The biggest mistake? Thinking that BANB ends.

You don't "finish" building a brand. It’s a living organism. It requires constant pruning. Sometimes, you have to kill off parts of your brand that worked five years ago because they no longer fit the current world.

Netflix used to be about red envelopes and DVDs. If they had stayed "The DVD Company," they’d be a footnote in business history next to Blockbuster. They pivoted their entire brand identity to "The Content Engine." It was risky. It worked.

Actionable Steps for Your BANB Journey

Stop planning and start testing. The market is the only real judge of what is notable.
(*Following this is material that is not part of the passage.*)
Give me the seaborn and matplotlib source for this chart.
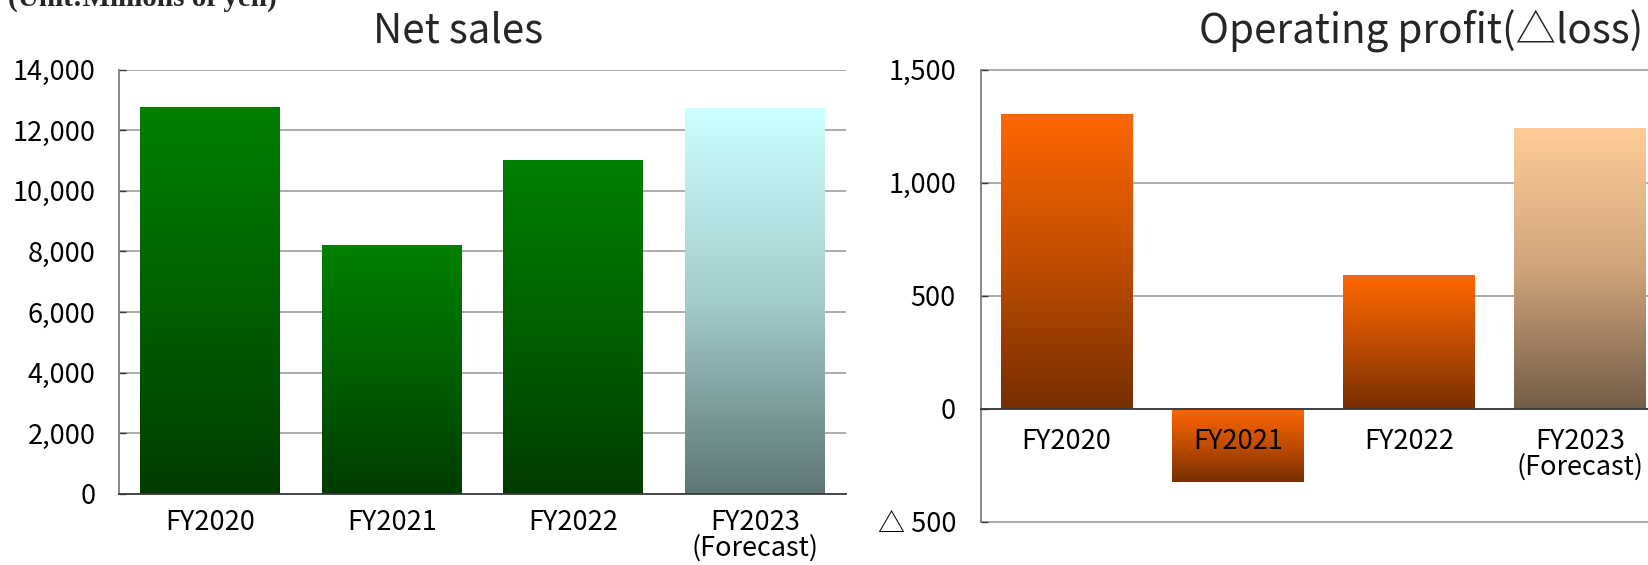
import numpy as np
import pandas as pd
import matplotlib
matplotlib.use("Agg")
import matplotlib.pyplot as plt
import seaborn as sns
from matplotlib.colors import LinearSegmentedColormap
from matplotlib.ticker import FixedLocator

# ---------------- data ----------------
categories = ["FY2020", "FY2021", "FY2022", "FY2023\n(Forecast)"]
net_sales = [12750, 8200, 11000, 12700]
operating_profit = [1300, -325, 590, 1240]

sales_ticks = [0, 2000, 4000, 6000, 8000, 10000, 12000, 14000]
sales_tick_labels = ["0", "2,000", "4,000", "6,000", "8,000", "10,000", "12,000", "14,000"]
profit_ticks = [-500, 0, 500, 1000, 1500]
profit_tick_labels = ["△ 500", "0", "500", "1,000", "1,500"]

title_sales = "Net sales"
title_profit = "Operating profit(△loss)"
unit_text = "(Unit:Millions of yen)"

# gradient stops per bar: bottom -> top
green_stops = ["#003c00", "#006000", "#008000"]
cyan_stops = ["#5e7575", "#a3cccc", "#ccffff"]
orange_stops = ["#772e00", "#c04d00", "#ff6600"]
peach_stops = ["#735d47", "#cfa47b", "#ffcc99"]

sales_colors = [green_stops, green_stops, green_stops, cyan_stops]
profit_colors = [orange_stops, orange_stops, orange_stops, peach_stops]

# ---------------- style ----------------
sns.set_theme(style="white")
plt.rcParams['font.family'] = ['Noto Sans CJK JP', 'DejaVu Sans']

W, H = 1648, 565
fig = plt.figure(figsize=(W / 100, H / 100), dpi=100)

def px_axes(left, right, top, bottom):
    return [left / W, 1 - bottom / H, (right - left) / W, (bottom - top) / H]

ax1 = fig.add_axes(px_axes(119, 846, 69.5, 494))
ax2 = fig.add_axes(px_axes(981, 1666, 69.5, 522))

df1 = pd.DataFrame({"cat": categories, "val": net_sales})
df2 = pd.DataFrame({"cat": categories, "val": operating_profit})
sns.barplot(data=df1, x="cat", y="val", ax=ax1, width=0.77, color="#008000",
            saturation=1, errorbar=None)
sns.barplot(data=df2, x="cat", y="val", ax=ax2, width=0.77, color="#ff6600",
            saturation=1, errorbar=None)


def gradient_bars(ax, stops_list):
    grad = np.linspace(0, 1, 256).reshape(-1, 1)
    for patch, stops in zip(list(ax.patches), stops_list):
        x0, w = patch.get_x(), patch.get_width()
        y0, h = patch.get_y(), patch.get_height()
        ylo, yhi = min(y0, y0 + h), max(y0, y0 + h)
        cmap = LinearSegmentedColormap.from_list("g", stops)
        ax.imshow(grad, cmap=cmap, extent=[x0, x0 + w, ylo, yhi], origin="lower",
                  aspect="auto", zorder=1, interpolation="bilinear")
        patch.set_visible(False)


gradient_bars(ax1, sales_colors)
gradient_bars(ax2, profit_colors)

grid_color = "#a6a6a6"
spine_color = "#7f7f7f"
axis_color = "#3a3a3a"
ytick_fs = 19.5
xtick_fs = 19.5

ax2.spines["bottom"].set_position(("data", 0))

for ax in (ax1, ax2):
    ax.set_xlim(-0.5, 3.5)
    ax.set_xlabel("")
    ax.set_ylabel("")
    ax.set_axisbelow(True)
    ax.yaxis.grid(True, color=grid_color, linewidth=1.3)
    ax.xaxis.grid(False)
    for s in ("top", "right"):
        ax.spines[s].set_visible(False)
    ax.spines["left"].set_color(spine_color)
    ax.spines["left"].set_linewidth(1.3)
    ax.spines["bottom"].set_color(axis_color)
    ax.spines["bottom"].set_linewidth(1.3)
    ax.spines["bottom"].set_zorder(3)
    ax.set_xticks(range(len(categories)))
    ax.set_xticklabels(categories, linespacing=0.9)
    ax.xaxis.set_minor_locator(FixedLocator([0.5, 1.5, 2.5, 3.5]))
    ax.tick_params(axis="x", which="major", length=0, labelcolor="black",
                   labelsize=xtick_fs)
    ax.tick_params(axis="x", which="minor", direction="in", length=5, width=1,
                   color=spine_color)
    ax.tick_params(axis="y", direction="in", length=5, width=1, color=axis_color,
                   labelsize=ytick_fs, labelcolor="black", left=True)
    ax.xaxis.set_zorder(3)
    ax.patch.set_alpha(0)

ax1.set_ylim(0, 14000)
ax1.set_yticks(sales_ticks)
ax1.set_yticklabels(sales_tick_labels)
ax1.tick_params(axis="y", pad=17)
ax1.tick_params(axis="x", which="major", pad=11)

ax2.set_ylim(-500, 1500)
ax2.set_yticks(profit_ticks)
ax2.set_yticklabels(profit_tick_labels)
ax2.tick_params(axis="y", pad=18)
ax2.tick_params(axis="x", which="major", pad=14)
for gl in ax2.yaxis.get_gridlines():
    gl.set_clip_on(False)

fig.text(458 / W, 1 - 31 / H, title_sales, ha="center", va="center", fontsize=29)
fig.text(1643 / W, 1 - 31 / H, title_profit, ha="right", va="center", fontsize=29)
fig.text(8 / W, 1 - 6 / H, unit_text, ha="left", va="baseline", fontsize=21,
         fontweight="bold", family=["Liberation Serif", "DejaVu Serif"])

fig.savefig("out.png", dpi=100)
  • Audit your current touchpoints. Look at your automated emails, your "About Us" page, and your packaging. If you removed your logo, would anyone know it’s you? If the answer is no, you have work to do.
  • Find your "Enemy." What does your brand stand against? Inefficiency? Elitism? Boring design? Define it clearly.
  • Narrow your focus. You can’t be notable to everyone. Pick a specific sub-culture and serve them so well that they become your marketing department.
  • Invest in "Unscalable" Acts. Send a handwritten note. Answer a customer's weird question with a video. These are the things that create "notability" in a world of AI-driven automation.

Building a brand is about the accumulation of small, intentional choices that prove you are who you say you are. It’s about being human in a world that’s becoming increasingly digital and cold. If you can manage that, you won't just have a company; you'll have a legacy.

Start by identifying the one thing your industry does that drives you crazy. Then, build your brand around the exact opposite of that thing. That’s your first step toward true notability.